• **Problem to solve**: From the listing below, count the lines where the string "Clone" occurs. Give the number, with no other words.

• **Data to process**:
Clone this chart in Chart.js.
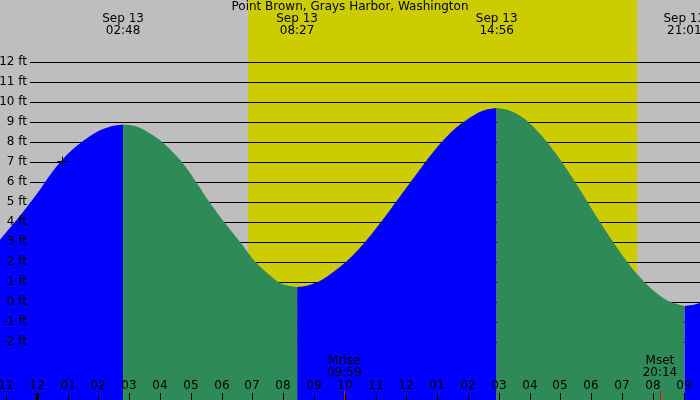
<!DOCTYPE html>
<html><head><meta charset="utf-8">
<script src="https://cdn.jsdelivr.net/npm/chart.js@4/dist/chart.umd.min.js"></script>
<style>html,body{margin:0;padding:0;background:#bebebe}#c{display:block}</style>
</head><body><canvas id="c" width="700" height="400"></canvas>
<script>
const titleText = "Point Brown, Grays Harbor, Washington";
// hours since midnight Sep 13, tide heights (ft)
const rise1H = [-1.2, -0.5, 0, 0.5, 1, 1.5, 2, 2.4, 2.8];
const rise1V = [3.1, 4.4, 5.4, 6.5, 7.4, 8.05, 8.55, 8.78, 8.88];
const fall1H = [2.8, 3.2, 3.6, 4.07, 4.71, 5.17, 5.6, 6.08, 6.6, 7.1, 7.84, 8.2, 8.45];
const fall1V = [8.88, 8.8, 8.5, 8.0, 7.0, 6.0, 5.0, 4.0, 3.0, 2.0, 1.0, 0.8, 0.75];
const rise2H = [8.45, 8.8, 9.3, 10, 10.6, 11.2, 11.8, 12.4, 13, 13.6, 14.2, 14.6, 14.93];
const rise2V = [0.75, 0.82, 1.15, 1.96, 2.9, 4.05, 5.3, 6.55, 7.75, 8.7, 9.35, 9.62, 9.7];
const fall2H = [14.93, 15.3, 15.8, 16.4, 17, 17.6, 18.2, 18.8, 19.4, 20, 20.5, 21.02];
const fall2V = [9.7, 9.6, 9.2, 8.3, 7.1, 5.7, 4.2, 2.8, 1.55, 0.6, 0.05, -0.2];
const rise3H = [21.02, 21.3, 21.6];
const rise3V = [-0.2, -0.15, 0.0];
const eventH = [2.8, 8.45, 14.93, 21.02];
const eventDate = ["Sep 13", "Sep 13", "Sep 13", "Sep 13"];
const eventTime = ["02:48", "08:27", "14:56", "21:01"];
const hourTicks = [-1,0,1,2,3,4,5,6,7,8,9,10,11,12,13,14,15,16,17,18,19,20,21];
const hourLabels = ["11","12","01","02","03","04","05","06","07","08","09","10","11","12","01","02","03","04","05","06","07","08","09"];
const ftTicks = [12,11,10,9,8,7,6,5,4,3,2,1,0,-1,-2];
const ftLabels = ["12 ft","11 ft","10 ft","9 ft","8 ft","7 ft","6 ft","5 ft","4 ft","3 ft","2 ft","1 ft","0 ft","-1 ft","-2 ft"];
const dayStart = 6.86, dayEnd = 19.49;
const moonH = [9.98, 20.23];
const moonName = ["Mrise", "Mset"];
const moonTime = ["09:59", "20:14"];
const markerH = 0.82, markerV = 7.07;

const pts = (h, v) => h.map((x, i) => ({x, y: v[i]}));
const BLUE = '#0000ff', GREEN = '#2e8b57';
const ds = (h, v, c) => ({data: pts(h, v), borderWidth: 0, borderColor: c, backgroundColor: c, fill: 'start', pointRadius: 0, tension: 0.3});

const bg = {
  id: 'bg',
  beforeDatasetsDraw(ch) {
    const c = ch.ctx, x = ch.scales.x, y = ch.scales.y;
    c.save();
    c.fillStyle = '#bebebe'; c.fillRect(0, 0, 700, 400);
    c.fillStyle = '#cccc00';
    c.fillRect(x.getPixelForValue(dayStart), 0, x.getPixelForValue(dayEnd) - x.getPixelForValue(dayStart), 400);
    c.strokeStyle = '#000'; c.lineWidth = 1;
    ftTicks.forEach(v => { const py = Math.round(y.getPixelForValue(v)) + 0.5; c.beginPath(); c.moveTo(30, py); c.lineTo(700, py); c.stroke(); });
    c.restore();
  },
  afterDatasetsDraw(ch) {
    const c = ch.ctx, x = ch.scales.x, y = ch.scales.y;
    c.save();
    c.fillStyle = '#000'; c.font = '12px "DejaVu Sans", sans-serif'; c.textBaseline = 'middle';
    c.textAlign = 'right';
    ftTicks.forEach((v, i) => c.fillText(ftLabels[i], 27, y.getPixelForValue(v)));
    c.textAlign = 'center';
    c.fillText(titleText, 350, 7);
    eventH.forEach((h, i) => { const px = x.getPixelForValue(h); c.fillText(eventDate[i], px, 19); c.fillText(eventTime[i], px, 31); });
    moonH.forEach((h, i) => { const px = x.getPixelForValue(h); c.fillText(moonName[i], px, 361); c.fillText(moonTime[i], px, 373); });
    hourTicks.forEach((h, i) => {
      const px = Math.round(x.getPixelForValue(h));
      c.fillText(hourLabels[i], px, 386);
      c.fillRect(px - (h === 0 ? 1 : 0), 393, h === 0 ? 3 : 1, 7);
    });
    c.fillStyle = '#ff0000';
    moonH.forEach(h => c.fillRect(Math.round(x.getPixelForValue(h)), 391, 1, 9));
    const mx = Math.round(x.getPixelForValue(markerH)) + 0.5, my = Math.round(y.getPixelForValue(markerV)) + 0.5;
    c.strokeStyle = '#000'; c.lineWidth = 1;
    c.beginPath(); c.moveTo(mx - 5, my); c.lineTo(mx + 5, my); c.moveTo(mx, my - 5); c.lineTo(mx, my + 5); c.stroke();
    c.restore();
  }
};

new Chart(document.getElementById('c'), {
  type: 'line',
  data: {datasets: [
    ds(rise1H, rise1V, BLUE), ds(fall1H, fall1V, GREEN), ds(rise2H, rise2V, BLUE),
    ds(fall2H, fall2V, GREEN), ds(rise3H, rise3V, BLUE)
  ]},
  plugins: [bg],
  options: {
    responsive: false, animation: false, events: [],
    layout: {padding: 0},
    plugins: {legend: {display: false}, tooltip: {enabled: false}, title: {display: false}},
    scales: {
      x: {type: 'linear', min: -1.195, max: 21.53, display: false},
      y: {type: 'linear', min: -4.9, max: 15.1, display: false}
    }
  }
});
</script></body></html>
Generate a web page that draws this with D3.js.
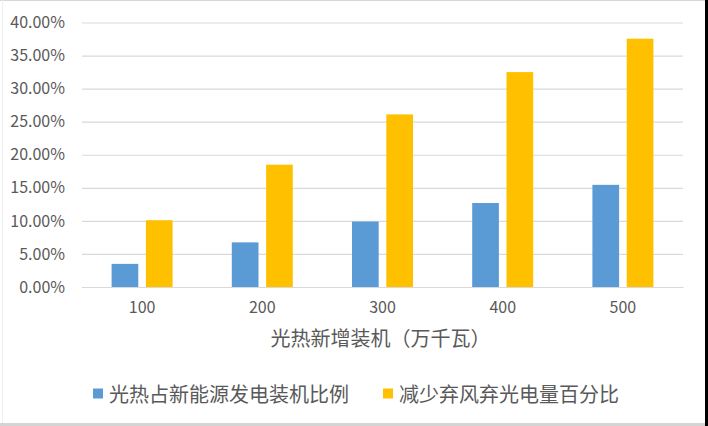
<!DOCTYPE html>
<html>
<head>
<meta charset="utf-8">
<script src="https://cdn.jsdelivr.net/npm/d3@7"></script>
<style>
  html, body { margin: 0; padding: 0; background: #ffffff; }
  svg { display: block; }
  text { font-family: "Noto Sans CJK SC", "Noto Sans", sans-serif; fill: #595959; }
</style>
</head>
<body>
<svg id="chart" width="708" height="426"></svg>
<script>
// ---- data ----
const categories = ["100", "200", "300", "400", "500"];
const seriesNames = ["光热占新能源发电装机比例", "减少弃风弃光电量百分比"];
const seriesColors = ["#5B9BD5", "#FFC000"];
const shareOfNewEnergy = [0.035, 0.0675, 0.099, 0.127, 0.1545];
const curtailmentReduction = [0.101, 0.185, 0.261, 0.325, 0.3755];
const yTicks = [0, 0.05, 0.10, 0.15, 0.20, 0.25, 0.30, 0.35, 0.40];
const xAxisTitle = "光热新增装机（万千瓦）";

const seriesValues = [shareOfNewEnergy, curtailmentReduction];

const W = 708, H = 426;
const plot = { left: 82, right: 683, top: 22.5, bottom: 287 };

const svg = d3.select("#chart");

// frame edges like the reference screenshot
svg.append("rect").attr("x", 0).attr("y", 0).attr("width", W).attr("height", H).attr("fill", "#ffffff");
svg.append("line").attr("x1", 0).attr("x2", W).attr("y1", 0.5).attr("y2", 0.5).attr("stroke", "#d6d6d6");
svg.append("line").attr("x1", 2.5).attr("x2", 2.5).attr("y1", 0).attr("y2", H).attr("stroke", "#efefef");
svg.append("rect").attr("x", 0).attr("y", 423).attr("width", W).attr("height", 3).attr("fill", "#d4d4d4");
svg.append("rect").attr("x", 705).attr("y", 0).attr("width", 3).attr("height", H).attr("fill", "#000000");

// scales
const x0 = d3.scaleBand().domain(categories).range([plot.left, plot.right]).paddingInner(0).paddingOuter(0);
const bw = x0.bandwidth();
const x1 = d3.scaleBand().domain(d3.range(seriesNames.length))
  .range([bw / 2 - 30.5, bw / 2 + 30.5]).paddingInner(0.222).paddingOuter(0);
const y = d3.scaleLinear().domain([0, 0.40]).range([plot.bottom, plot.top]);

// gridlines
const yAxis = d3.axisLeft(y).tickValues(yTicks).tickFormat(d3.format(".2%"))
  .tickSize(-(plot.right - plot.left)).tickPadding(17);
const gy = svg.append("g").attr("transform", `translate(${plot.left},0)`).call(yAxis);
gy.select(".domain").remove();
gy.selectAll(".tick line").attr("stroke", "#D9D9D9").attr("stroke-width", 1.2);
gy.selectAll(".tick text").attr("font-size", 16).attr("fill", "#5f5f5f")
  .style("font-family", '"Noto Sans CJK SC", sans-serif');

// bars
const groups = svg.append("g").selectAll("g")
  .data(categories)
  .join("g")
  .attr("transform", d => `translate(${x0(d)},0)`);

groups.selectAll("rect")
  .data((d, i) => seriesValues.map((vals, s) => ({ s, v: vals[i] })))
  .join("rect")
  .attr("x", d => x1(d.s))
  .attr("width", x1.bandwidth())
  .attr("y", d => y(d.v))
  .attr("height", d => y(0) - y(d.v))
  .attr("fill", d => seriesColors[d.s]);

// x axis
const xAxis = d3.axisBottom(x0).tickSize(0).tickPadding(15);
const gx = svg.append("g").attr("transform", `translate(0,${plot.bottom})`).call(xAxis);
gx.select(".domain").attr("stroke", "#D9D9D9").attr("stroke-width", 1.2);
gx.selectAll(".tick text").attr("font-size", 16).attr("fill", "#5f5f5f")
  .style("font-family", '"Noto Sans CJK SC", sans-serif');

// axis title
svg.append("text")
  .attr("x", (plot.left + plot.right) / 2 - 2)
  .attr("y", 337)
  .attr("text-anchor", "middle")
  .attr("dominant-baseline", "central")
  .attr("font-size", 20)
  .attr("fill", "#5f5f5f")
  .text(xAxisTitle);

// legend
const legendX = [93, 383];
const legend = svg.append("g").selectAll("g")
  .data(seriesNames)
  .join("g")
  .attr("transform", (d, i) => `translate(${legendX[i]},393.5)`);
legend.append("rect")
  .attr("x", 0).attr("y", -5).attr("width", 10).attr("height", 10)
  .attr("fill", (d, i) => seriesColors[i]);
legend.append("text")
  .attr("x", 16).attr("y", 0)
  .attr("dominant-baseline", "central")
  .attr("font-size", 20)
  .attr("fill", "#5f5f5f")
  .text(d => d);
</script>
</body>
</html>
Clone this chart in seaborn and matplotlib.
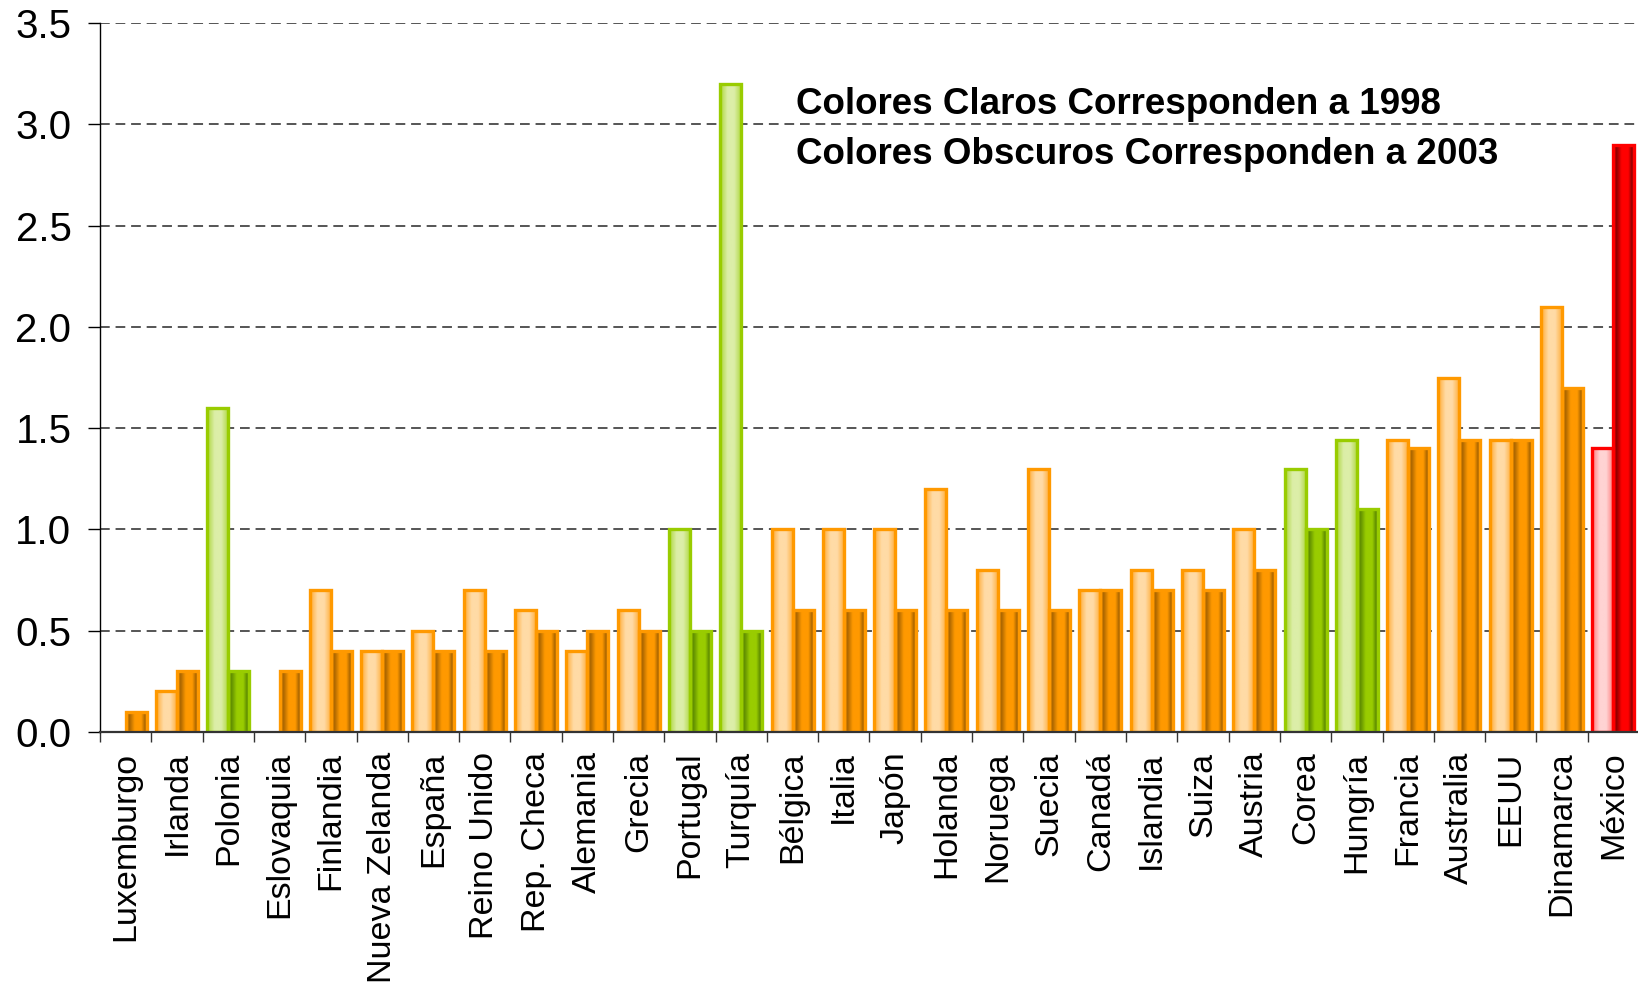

• **Answer to this exercise**: 2